Dataset excerpt:
────────────────────

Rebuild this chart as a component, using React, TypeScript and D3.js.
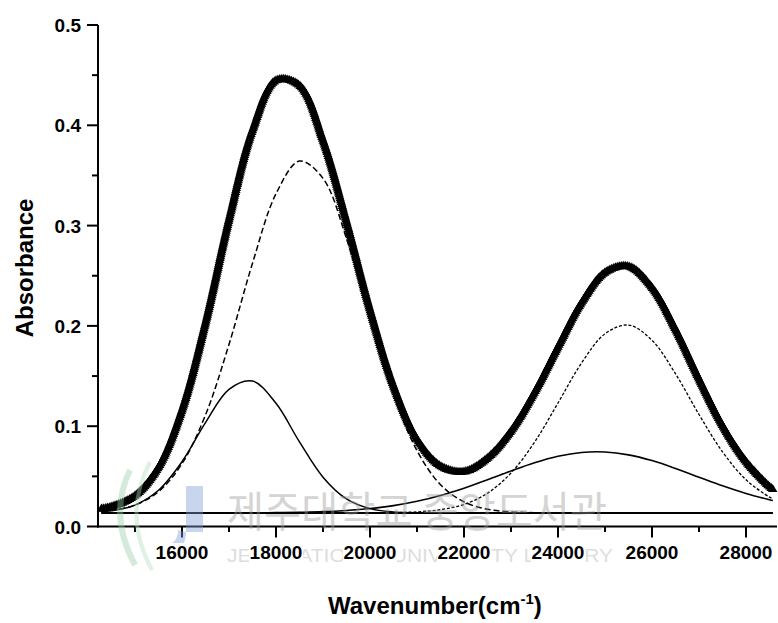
import React, { useEffect, useRef, useState } from 'react';
import * as d3 from 'd3';

// Wavenumber sample positions (cm^-1)
const wavenumbers = [14286, 14500, 15000, 15500, 16000, 16500, 17000, 17500, 18000, 18500, 19000, 19500, 20000, 20500, 21000, 21500, 22000, 22500, 23000, 23500, 24000, 24500, 25000, 25500, 26000, 26500, 27000, 27500, 28000, 28500, 28571];

// Measured spectrum (thick triangle trace)
const totalAbs = [0.0175, 0.0195, 0.0305, 0.0590, 0.1160, 0.2030, 0.3060, 0.3950, 0.4445, 0.4395, 0.3850, 0.3040, 0.2160, 0.1400, 0.0870, 0.0600, 0.0545, 0.0680, 0.0950, 0.1335, 0.1790, 0.2230, 0.2530, 0.2590, 0.2380, 0.1965, 0.1470, 0.1005, 0.0645, 0.0395, 0.0370];

// Fitted component bands
const band1 = [0.0146, 0.0156, 0.0213, 0.0361, 0.0646, 0.1035, 0.1368, 0.1450, 0.1228, 0.0843, 0.0492, 0.0275, 0.0178, 0.0145, 0.0137, 0.0135, 0.0135, 0.0135, 0.0135, 0.0135, 0.0135, 0.0135, 0.0135, 0.0135, 0.0135, 0.0135, 0.0135, 0.0135, 0.0135, 0.0135, 0.0135];
const band2 = [0.0150, 0.0161, 0.0214, 0.0347, 0.0626, 0.1112, 0.1815, 0.2624, 0.3317, 0.3643, 0.3471, 0.2871, 0.2071, 0.1316, 0.0756, 0.0417, 0.0245, 0.0172, 0.0146, 0.0138, 0.0136, 0.0135, 0.0135, 0.0135, 0.0135, 0.0135, 0.0135, 0.0135, 0.0135, 0.0135, 0.0135];
const band3 = [0.0135, 0.0135, 0.0135, 0.0135, 0.0135, 0.0135, 0.0135, 0.0136, 0.0138, 0.0142, 0.0148, 0.0160, 0.0179, 0.0208, 0.0251, 0.0309, 0.0382, 0.0466, 0.0553, 0.0635, 0.0700, 0.0738, 0.0743, 0.0714, 0.0657, 0.0579, 0.0492, 0.0406, 0.0330, 0.0267, 0.0259];
const band4 = [0.0135, 0.0135, 0.0135, 0.0135, 0.0135, 0.0135, 0.0135, 0.0135, 0.0135, 0.0135, 0.0135, 0.0135, 0.0136, 0.0138, 0.0146, 0.0168, 0.0220, 0.0332, 0.0533, 0.0840, 0.1231, 0.1629, 0.1921, 0.2008, 0.1857, 0.1523, 0.1117, 0.0744, 0.0466, 0.0293, 0.0276];

const baselineX = [14286, 28571];
const baselineY = [0.0135, 0.0135];

const xTicks = [16000, 18000, 20000, 22000, 24000, 26000, 28000];
const xMinorTicks = [15000, 17000, 19000, 21000, 23000, 25000, 27000];
const yTicks = [0, 0.1, 0.2, 0.3, 0.4, 0.5];
const yMinorTicks = [0.05, 0.15, 0.25, 0.35, 0.45];

const W = 778;
const H = 623;
const FONT = "'Liberation Sans', Arial, Helvetica, sans-serif";

const x = d3.scaleLinear().domain([14213, 28617]).range([98, 775]);
const y = d3.scaleLinear().domain([0, 0.5]).range([526.5, 25]);

function makeLine(xs: number[], ys: number[]) {
  const pts = xs.map((v, i) => [v, ys[i]] as [number, number]);
  return d3
    .line<[number, number]>()
    .x((d) => x(d[0]))
    .y((d) => y(d[1]))
    .curve(d3.curveCatmullRom.alpha(0.5))(pts) as string;
}

export default function App() {
  const totalRef = useRef<SVGPathElement>(null);
  const [marks, setMarks] = useState<[number, number][]>([]);

  const totalPath = makeLine(wavenumbers, totalAbs);
  const tri = d3.symbol(d3.symbolTriangle, 38)() as string;

  useEffect(() => {
    const p = totalRef.current;
    if (!p) return;
    const L = p.getTotalLength();
    const pts: [number, number][] = [];
    for (let l = 0; l <= L; l += 2) {
      const q = p.getPointAtLength(l);
      pts.push([q.x, q.y]);
    }
    setMarks(pts);
  }, []);

  const fmt = d3.format('.1f');

  return (
    <svg
      width={W}
      height={H}
      style={{ position: 'absolute', left: 0, top: 0, background: '#fff' }}
      fontFamily={FONT}
    >
      <rect x={0} y={0} width={W} height={H} fill="#fff" />

      {/* baseline */}
      <path d={makeLine(baselineX, baselineY)} fill="none" stroke="#000" strokeWidth={2} />

      {/* component bands */}
      <path d={makeLine(wavenumbers, band1)} fill="none" stroke="#000" strokeWidth={1.5} />
      <path d={makeLine(wavenumbers, band2)} fill="none" stroke="#000" strokeWidth={1.5} strokeDasharray="6,3" />
      <path d={makeLine(wavenumbers, band3)} fill="none" stroke="#000" strokeWidth={1.6} />
      <path d={makeLine(wavenumbers, band4)} fill="none" stroke="#000" strokeWidth={1.3} strokeDasharray="3,1.8" />

      {/* measured spectrum as dense triangles */}
      <path ref={totalRef} d={totalPath} fill="none" stroke="#000" strokeWidth={5} />
      <g fill="#000">
        {marks.map((m, i) => (
          <path key={i} d={tri} transform={`translate(${m[0]},${m[1]})`} />
        ))}
      </g>

      {/* axes */}
      <line x1={98} x2={98} y1={25} y2={527.5} stroke="#000" strokeWidth={2} />
      <line x1={97} x2={777} y1={526.5} y2={526.5} stroke="#000" strokeWidth={2} />

      {yTicks.map((t) => (
        <g key={`yt${t}`}>
          <line x1={87} x2={98} y1={y(t)} y2={y(t)} stroke="#000" strokeWidth={2} />
          <text x={81} y={y(t) + 7} textAnchor="end" fontSize={19} fontWeight="bold">
            {fmt(t)}
          </text>
        </g>
      ))}
      {yMinorTicks.map((t) => (
        <line key={`ym${t}`} x1={92} x2={98} y1={y(t)} y2={y(t)} stroke="#000" strokeWidth={2} />
      ))}

      {xTicks.map((t) => (
        <line key={`xt${t}`} x1={x(t)} x2={x(t)} y1={526.5} y2={537.5} stroke="#000" strokeWidth={2} />
      ))}
      {xMinorTicks.map((t) => (
        <line key={`xm${t}`} x1={x(t)} x2={x(t)} y1={526.5} y2={532} stroke="#000" strokeWidth={2} />
      ))}

      {/* library watermark */}
      <g opacity={0.42}>
        <path d="M130,470 Q108,515 135,565" fill="none" stroke="#9ccfa8" strokeWidth={6} />
        <path d="M150,462 Q122,515 152,570" fill="none" stroke="#b5dcc0" strokeWidth={4} />
        <rect x={186} y={486} width={17} height={46} fill="#7d9fd6" />
        <path d="M186,532 Q186,552 166,552 L160,552 L160,546 Q178,546 178,530 Z" fill="#7d9fd6" />
        <text x={227} y={527} fontSize={42} fill="#9a9a9a" textLength={380} lengthAdjust="spacingAndGlyphs"
          fontFamily="'Noto Sans CJK KR', sans-serif">
          제주대학교 중앙도서관
        </text>
        <text x={227} y={562} fontSize={18} fill="#b0b0b0" textLength={386} lengthAdjust="spacingAndGlyphs">
          JEJU NATIONAL UNIVERSITY LIBRARY
        </text>
      </g>

      {/* x tick labels (opaque, covering the watermark) */}
      {xTicks.map((t) => (
        <g key={`xl${t}`}>
          <rect x={x(t) - 27} y={543} width={54} height={20} fill="#fff" />
          <text x={x(t)} y={559} textAnchor="middle" fontSize={19} fontWeight="bold">
            {t}
          </text>
        </g>
      ))}

      {/* axis titles */}
      <text x={328} y={614} fontSize={24} fontWeight="bold">
        Wavenumber(cm
        <tspan fontSize={15} dy={-10}>-1</tspan>
        <tspan dy={10}>)</tspan>
      </text>
      <text transform="translate(33,268) rotate(-90)" textAnchor="middle" fontSize={24} fontWeight="bold">
        Absorbance
      </text>
    </svg>
  );
}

────────────────────

Stated goal: Return only the lines running from the top of the data to the line that holds "28000, 28500, 28571];". Include both of those lines, but skip the pictures.

Response for this exercise:
Rebuild this chart as a component, using React, TypeScript and D3.js.
import React, { useEffect, useRef, useState } from 'react';
import * as d3 from 'd3';

// Wavenumber sample positions (cm^-1)
const wavenumbers = [14286, 14500, 15000, 15500, 16000, 16500, 17000, 17500, 18000, 18500, 19000, 19500, 20000, 20500, 21000, 21500, 22000, 22500, 23000, 23500, 24000, 24500, 25000, 25500, 26000, 26500, 27000, 27500, 28000, 28500, 28571];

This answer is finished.